Nés en Ethiopie, ils ont été adoptés comme des milliers d’autres enfants éthiopiens. Arrachés à leur famille par une association malveillante, ils ont atterri dans des familles françaises qui souhaitaient adopter. Aujourd’hui adultes, ils ont pu renouer des liens avec leur famille éthiopienne.

Novembre 2020 : une jeune fille qui a fui, comme des millions d’Éthiopiens, le conflit entre le Soudan et l’Éthiopie dans la région du Tigray.• Crédits : Ashraf ShazlyAFP

Ce sont des histoires marquées par le mensonge et la dissimulation, où se mêlent et s’emmêlent des violences symboliques et physiques, des identités clivées, troublées, brisées. Ils sont nés en Éthiopie mais ont été enlevés à leurs familles, adoptés par le biais d’une association catholique, les Enfants de Reine de Miséricorde.

Samuel est l’un d’eux. Il arrive en France en 1996 avec ses deux sœurs. Il se rappelle peu ses parents biologiques, qui meurent dans son enfance. Avant son adoption via les Enfants de Reine de Miséricorde, il est placé dans un orphelinat.

Je n’étais pas préparé à un départ pour la France. On nous a nettoyés comme des voitures pour qu’on soit présentable. 

Quand il rencontre ses parents adoptifs, catholiques très pratiquants, Samuel reste dans l’incompréhension. Avec ses deux sœurs, il arrive dans le Limousin au sein d’une famille de six enfants, dont deux sont adoptés. 

Son quotidien est marqué par l’absence de plaisir : l’éducation est sévère, ponctuée de corrections corporelles. Si Samuel n’a que peu de souvenirs, il se rappelle son inimitié…

Ils me dégoutaient un petit peu. Lui avait une barbe qui me révulsait. Je trouvais qu’ils sentaient mauvais, je les trouvais moches et effrayants.

À mesure qu’il grandit, les coups et violences augmentent. Sa première sœur finit par quitter le foyer après une scène de violences avec la mère adoptive :

Elle lui mettait des coups sur la tête. Ma sœur s’est levée et l’a plaquée contre le mur, et elle est partie. Là, ça a été un prétexte pour dire que ma sœur était extrêmement violente, que c’était un danger et qu’il fallait la placer.
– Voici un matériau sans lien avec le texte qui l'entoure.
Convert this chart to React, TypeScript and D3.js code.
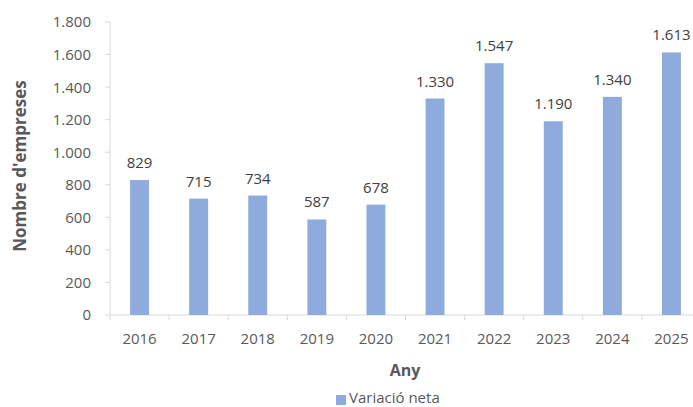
import React from "react";
import * as d3 from "d3";

const years = ["2016","2017","2018","2019","2020","2021","2022","2023","2024","2025"];
const values = [829, 715, 734, 587, 678, 1330, 1547, 1190, 1340, 1613];
const yTicks = [0, 200, 400, 600, 800, 1000, 1200, 1400, 1600, 1800];
const seriesName = "Variació neta";
const xTitle = "Any";
const yTitle = "Nombre d'empreses";

const fmt = (v: number) => v >= 1000 ? d3.format(",")(v).replace(/,/g, ".") : String(v);

export default function App() {
  const W = 693, H = 407;
  const left = 110, right = 701, top = 22, bottom = 315;
  const x = d3.scaleBand<string>().domain(years).range([left, right]).paddingInner(0.68).paddingOuter(0.34);
  const xb = d3.scaleBand<string>().domain(years).range([left, right]);
  const y = d3.scaleLinear().domain([0, 1800]).range([bottom, top]);
  const font = "'Open Sans', sans-serif";
  const grey = "#595959";
  return (
    <div style={{ position: "absolute", left: 0, top: 0 }}>
      <svg width={W} height={H} style={{ display: "block", fontFamily: font }}>
        <rect width={W} height={H} fill="#fff" />
        <line x1={left} x2={left} y1={top} y2={bottom} stroke="#d9d9d9" />
        {yTicks.map(t => (
          <g key={t}>
            <line x1={left - 5} x2={left} y1={y(t)} y2={y(t)} stroke="#d9d9d9" />
            <text x={91} y={y(t)} dy="0.36em" textAnchor="end" fontSize={15} fill={grey}>{fmt(t)}</text>
          </g>
        ))}
        <line x1={left} x2={right} y1={bottom} y2={bottom} stroke="#d9d9d9" />
        {years.map(yr => (
          <line key={"t" + yr} x1={xb(yr)!} x2={xb(yr)!} y1={bottom} y2={bottom + 5} stroke="#d9d9d9" />
        ))}
        {years.map((yr, i) => (
          <g key={yr}>
            <rect x={x(yr)!} y={y(values[i])} width={x.bandwidth()} height={bottom - y(values[i])} fill="#8faadc" />
            <text x={x(yr)! + x.bandwidth() / 2} y={y(values[i]) - 12} textAnchor="middle" fontSize={15} fill="#404040">{fmt(values[i])}</text>
            <text x={x(yr)! + x.bandwidth() / 2} y={bottom + 24} dy="0.36em" textAnchor="middle" fontSize={15} fill={grey}>{yr}</text>
          </g>
        ))}
        <text x={405} y={370} dy="0.36em" textAnchor="middle" fontSize={16} fontWeight="bold" fill={grey}>{xTitle}</text>
        <text transform={`translate(20,166) rotate(-90)`} textAnchor="middle" dy="0.36em" fontSize={17} fontWeight="bold" fill={grey}>{yTitle}</text>
        <rect x={336} y={395} width={10} height={10} fill="#8faadc" />
        <text x={349} y={398} dy="0.36em" fontSize={15} fill={grey}>{seriesName}</text>
      </svg>
    </div>
  );
}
La seconde sœur de Samuel finit aussi par partir, avant qu’il ne parte lui-même loin de Paris, sans le sou, sans personne.

Je n’ai même pas le sentiment d’avoir été désiré, en fait. Je ne les appelle même pas mes parents, car il n’y a rien en commun entre des parents et ces personnes-là, rien de positif qui nous relie.

Il y a quelques mois, le jeune homme entre en contact avec d’autres enfants adoptés par l’intermédiaire des Enfants de Reine de Miséricorde. Il prend alors conscience que son cas est loin d’être isolé : son identité, comme celles d’autres enfants, a été annihilée.

Ils ont changé toute mon identité. Comme si je n’avais pas d’histoire individuelle. Mon histoire a été éradiquée. 

Malgré les tentatives de dissuasion qu’il rencontre, Samuel parvient à retourner en Éthiopie et rencontrer toute sa famille, y compris son grand père maternel :

Il m’a raconté comment il était venu devant l’orphelinat pour nous prendre chez lui, nous récupérer, et comment on lui avait même interdit de nous voir. Ça ressemble un peu à un enlèvement, quoi. […] Je me demande comment j’ai pu être dépossédé d’une telle partie de ma vie.